__Requirement__:
Leaving the pictures out, print the lines from the first line of the listing through the line containing "return Y_DOM[1] - p * UY", exactly as they read, and no others.

[Start]

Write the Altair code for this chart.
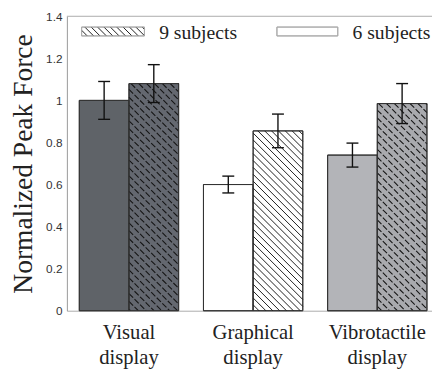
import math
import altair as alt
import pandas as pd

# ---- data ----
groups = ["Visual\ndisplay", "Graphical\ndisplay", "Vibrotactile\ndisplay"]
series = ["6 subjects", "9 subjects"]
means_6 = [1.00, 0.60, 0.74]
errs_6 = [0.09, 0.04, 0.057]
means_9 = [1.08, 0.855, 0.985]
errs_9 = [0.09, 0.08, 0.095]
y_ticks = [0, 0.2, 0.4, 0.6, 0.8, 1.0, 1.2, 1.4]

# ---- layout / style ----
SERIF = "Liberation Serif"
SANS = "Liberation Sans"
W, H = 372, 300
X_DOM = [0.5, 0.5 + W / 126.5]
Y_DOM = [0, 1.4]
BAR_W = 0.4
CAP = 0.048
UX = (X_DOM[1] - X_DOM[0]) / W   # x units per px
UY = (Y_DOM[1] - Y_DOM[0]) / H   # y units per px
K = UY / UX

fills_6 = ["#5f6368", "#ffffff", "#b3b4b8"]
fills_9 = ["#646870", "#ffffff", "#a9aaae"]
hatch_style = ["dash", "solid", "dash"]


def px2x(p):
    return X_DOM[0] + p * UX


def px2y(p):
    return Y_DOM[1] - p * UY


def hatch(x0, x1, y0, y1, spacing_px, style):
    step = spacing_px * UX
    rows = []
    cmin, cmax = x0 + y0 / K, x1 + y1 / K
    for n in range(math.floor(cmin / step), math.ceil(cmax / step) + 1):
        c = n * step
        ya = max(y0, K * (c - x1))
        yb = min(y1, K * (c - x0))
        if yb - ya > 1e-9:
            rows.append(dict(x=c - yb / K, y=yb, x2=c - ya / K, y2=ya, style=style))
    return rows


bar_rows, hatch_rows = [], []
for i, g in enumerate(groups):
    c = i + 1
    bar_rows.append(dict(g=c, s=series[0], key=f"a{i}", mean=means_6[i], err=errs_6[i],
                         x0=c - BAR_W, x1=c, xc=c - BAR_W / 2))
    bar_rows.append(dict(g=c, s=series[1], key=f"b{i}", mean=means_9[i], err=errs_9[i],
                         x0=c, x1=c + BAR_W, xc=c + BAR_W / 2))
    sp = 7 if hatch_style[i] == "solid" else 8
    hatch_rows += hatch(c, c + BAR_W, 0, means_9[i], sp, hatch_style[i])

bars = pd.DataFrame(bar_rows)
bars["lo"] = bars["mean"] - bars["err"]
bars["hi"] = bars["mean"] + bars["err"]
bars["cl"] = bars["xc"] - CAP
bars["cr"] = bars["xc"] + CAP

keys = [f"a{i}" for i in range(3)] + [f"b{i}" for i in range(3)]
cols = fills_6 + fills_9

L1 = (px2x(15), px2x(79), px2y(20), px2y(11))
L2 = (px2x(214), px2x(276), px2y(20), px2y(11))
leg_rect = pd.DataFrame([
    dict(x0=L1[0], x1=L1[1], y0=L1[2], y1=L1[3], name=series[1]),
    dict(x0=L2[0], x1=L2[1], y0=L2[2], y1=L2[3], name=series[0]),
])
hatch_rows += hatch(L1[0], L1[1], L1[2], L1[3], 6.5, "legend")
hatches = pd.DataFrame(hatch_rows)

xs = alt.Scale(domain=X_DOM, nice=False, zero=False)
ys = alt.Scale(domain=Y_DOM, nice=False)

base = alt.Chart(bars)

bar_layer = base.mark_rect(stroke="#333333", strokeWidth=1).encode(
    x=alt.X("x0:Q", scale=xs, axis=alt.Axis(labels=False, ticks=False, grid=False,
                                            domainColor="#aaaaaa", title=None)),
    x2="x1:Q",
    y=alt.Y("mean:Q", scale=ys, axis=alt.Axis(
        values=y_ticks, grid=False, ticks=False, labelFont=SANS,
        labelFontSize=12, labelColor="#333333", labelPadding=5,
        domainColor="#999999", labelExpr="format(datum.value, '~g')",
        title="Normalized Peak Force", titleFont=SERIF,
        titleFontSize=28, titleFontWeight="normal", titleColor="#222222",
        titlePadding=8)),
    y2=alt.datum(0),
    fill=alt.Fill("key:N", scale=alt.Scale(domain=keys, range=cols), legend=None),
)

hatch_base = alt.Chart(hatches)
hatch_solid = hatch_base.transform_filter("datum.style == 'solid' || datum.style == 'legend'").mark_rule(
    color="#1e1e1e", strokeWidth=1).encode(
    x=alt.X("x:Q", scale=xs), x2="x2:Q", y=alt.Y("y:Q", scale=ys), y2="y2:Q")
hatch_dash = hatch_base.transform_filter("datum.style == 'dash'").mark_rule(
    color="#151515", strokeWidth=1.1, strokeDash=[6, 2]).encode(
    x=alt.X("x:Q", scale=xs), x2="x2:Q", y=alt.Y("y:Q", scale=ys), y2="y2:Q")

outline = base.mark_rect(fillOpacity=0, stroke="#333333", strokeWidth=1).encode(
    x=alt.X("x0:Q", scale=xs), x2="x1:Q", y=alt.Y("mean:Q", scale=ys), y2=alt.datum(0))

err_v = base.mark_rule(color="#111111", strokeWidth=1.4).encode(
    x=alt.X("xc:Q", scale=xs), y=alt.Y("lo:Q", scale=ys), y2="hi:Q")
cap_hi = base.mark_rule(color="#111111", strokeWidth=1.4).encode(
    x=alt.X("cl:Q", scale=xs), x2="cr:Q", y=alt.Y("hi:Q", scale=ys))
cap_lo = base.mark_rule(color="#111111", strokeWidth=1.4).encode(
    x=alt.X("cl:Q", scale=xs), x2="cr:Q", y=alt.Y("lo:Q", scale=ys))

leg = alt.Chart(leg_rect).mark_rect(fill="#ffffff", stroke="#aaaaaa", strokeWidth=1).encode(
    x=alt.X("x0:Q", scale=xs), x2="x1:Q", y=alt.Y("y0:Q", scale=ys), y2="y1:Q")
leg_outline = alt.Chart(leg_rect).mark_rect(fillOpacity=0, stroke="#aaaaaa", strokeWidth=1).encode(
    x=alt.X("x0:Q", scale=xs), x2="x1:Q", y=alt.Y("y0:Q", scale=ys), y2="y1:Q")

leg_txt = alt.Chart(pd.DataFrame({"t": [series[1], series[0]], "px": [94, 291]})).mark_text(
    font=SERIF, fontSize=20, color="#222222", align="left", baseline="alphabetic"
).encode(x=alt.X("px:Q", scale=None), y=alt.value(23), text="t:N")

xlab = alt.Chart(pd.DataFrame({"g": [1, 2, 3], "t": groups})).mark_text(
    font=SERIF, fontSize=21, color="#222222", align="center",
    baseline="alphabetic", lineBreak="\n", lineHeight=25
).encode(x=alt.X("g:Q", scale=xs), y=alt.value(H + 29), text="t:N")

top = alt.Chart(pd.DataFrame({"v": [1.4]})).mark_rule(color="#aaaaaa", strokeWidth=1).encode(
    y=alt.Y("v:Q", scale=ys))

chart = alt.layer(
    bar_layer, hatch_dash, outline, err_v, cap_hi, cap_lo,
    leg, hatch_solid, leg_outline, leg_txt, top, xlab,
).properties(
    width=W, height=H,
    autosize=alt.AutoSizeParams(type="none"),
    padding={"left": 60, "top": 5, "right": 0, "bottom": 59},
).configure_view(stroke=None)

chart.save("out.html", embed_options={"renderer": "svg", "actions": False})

[End]

__Reply__:
Write the Altair code for this chart.
import math
import altair as alt
import pandas as pd

# ---- data ----
groups = ["Visual\ndisplay", "Graphical\ndisplay", "Vibrotactile\ndisplay"]
series = ["6 subjects", "9 subjects"]
means_6 = [1.00, 0.60, 0.74]
errs_6 = [0.09, 0.04, 0.057]
means_9 = [1.08, 0.855, 0.985]
errs_9 = [0.09, 0.08, 0.095]
y_ticks = [0, 0.2, 0.4, 0.6, 0.8, 1.0, 1.2, 1.4]

# ---- layout / style ----
SERIF = "Liberation Serif"
SANS = "Liberation Sans"
W, H = 372, 300
X_DOM = [0.5, 0.5 + W / 126.5]
Y_DOM = [0, 1.4]
BAR_W = 0.4
CAP = 0.048
UX = (X_DOM[1] - X_DOM[0]) / W   # x units per px
UY = (Y_DOM[1] - Y_DOM[0]) / H   # y units per px
K = UY / UX

fills_6 = ["#5f6368", "#ffffff", "#b3b4b8"]
fills_9 = ["#646870", "#ffffff", "#a9aaae"]
hatch_style = ["dash", "solid", "dash"]


def px2x(p):
    return X_DOM[0] + p * UX


def px2y(p):
    return Y_DOM[1] - p * UY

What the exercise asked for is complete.